Some time ago I had to investigate a case in which a lot of failed login events were being received in the Domain Controller of a public organization (apparently a brute force attack). The events did not show which machine was being logged on. In some cases it showed the name of the connection source machine and in others it did not.
So I had a bunch of 4776 events (the DC tries to validate the credentials of an account using NTLM) but without the main information: “which device was being attacked?”
Some examples of the information delivered by event 4776:
Unfortunately, the organization didn’t have any security device to use to investigate (no one network security solution even Netwrix). Only the information that the Domain Controller / Active Directory itself.

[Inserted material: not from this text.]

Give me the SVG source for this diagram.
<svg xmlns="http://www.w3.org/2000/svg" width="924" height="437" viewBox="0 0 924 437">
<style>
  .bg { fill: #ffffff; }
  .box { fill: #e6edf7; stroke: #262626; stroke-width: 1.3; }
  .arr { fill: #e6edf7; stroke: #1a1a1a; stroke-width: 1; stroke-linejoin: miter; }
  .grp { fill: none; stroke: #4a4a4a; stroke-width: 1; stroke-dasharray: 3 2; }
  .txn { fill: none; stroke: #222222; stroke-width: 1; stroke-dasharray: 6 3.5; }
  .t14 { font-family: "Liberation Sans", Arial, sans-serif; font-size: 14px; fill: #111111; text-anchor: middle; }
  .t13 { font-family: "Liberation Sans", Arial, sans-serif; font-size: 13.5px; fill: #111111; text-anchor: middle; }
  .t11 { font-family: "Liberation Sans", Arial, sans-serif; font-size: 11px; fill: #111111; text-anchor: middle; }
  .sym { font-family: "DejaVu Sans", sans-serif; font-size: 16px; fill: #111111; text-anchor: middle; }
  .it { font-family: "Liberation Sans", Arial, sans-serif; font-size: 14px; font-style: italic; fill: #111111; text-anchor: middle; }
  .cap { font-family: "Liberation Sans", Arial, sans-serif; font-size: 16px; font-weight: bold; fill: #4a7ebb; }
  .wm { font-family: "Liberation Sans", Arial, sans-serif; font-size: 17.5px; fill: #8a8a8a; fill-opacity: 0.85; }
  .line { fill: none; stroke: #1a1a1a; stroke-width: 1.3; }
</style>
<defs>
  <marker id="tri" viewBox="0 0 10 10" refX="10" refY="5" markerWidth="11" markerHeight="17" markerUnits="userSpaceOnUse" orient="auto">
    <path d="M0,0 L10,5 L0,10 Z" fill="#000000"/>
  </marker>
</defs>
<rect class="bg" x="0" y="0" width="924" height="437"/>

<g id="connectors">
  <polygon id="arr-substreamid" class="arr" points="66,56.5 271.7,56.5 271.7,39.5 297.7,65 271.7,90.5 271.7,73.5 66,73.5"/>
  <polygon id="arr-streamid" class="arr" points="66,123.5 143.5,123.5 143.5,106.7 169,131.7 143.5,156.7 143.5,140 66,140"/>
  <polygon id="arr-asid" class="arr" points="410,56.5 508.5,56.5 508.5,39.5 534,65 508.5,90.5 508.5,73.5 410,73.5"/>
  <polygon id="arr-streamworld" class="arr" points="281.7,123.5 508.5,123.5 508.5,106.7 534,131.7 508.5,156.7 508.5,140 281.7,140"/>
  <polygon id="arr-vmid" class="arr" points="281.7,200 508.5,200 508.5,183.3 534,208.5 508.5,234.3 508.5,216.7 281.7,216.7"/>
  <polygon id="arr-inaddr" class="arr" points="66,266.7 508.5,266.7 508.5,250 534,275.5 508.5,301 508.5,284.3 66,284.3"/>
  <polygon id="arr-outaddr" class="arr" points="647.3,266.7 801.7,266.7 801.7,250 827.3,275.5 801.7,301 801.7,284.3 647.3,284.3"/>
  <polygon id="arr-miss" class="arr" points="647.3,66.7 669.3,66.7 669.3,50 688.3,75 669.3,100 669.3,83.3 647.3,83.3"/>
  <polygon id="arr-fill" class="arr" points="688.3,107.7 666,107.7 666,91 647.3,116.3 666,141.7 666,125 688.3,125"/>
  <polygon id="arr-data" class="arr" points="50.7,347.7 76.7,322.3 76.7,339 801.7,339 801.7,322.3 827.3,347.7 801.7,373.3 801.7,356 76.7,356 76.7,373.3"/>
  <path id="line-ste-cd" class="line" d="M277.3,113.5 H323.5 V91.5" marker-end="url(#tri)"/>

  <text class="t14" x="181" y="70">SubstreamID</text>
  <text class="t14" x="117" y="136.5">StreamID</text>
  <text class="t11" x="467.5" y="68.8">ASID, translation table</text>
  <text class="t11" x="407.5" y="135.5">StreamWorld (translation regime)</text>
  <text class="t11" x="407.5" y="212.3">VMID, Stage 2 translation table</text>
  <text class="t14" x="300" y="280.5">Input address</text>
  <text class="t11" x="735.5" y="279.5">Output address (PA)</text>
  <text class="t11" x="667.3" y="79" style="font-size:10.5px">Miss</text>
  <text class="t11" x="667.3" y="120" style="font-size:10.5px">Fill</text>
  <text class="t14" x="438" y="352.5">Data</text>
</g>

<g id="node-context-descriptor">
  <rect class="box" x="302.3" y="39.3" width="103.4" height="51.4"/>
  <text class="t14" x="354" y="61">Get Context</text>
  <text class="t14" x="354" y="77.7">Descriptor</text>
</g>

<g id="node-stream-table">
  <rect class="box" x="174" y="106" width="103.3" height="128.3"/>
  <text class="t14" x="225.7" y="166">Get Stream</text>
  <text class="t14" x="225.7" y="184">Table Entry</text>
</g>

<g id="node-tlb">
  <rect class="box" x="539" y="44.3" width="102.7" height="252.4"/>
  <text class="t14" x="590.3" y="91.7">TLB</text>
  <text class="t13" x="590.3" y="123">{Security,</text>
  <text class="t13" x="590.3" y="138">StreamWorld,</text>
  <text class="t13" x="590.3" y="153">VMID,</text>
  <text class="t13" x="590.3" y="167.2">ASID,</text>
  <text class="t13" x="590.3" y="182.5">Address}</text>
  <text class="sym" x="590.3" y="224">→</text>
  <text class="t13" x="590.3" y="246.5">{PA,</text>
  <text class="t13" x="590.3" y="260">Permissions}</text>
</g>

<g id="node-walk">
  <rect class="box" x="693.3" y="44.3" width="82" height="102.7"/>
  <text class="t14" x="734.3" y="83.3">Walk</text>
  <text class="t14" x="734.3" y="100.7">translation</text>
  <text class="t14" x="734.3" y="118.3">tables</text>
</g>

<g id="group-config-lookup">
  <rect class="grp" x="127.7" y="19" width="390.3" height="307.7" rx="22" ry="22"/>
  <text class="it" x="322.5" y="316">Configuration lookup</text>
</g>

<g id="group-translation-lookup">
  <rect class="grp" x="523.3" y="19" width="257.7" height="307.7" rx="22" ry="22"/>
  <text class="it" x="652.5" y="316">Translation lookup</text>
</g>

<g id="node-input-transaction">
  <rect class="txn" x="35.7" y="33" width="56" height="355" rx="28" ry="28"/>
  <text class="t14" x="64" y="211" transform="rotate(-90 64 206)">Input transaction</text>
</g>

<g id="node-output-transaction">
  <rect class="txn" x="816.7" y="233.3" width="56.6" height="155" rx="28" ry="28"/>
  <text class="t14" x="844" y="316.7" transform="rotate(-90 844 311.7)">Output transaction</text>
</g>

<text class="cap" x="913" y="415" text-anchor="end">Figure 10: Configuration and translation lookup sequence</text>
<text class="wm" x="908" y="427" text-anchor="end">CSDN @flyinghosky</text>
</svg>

So I considered trying Netlogon’s debug mode:
For enable you must open a console prompt with administrator’s privileges and type the next:
Nltest /DBFlag:2080FFFF
Once enabled, the following file is created:
c:\Windows\debug\netlogon.log
Finally debug mode is disabled with the following command:
Nltest /DBFlag:0x0
This mode cannot be enabled for long as it presents performance issues. In this case I only enabled it for 15 minutes.
The result was a lot of entries with useful information:
04/15 12:17:02 [LOGON] [7256] DOMAIN: SamLogon: Transitive Network logon of (null)\admin from (via VICTIM_HOSTNAME) Entered
From it I was able to obtain information that was not in the Windows Events:
- “Transitive Network logon”: It implies that the login attempt was registered on a computer and transmitted over the network, also known as “pass-through authentication”.
- “(null)\admin”: Indicates the user, in this case by having a “null” preceding the name, it can be interpreted as trying to authenticate a local user of a machine, not a domain user.
- “(via VICTIM_HOSTNAME)”: Finally, this last part indicates the computer against which the authentication attempt was made and therefore the computer that is actually being attacked.
A slightly old paper, but useful to understand this debug mode is:
“Tracking the Inside Intruder Using Net Logon Debug Logging in Microsoft® Windows® Server Operating Systems (Davis & River, 2004)”
Well the end of the story is that this organization had three servers with RDP ports exposed to the Internet (¬¬) and they were the ones that were being attacked.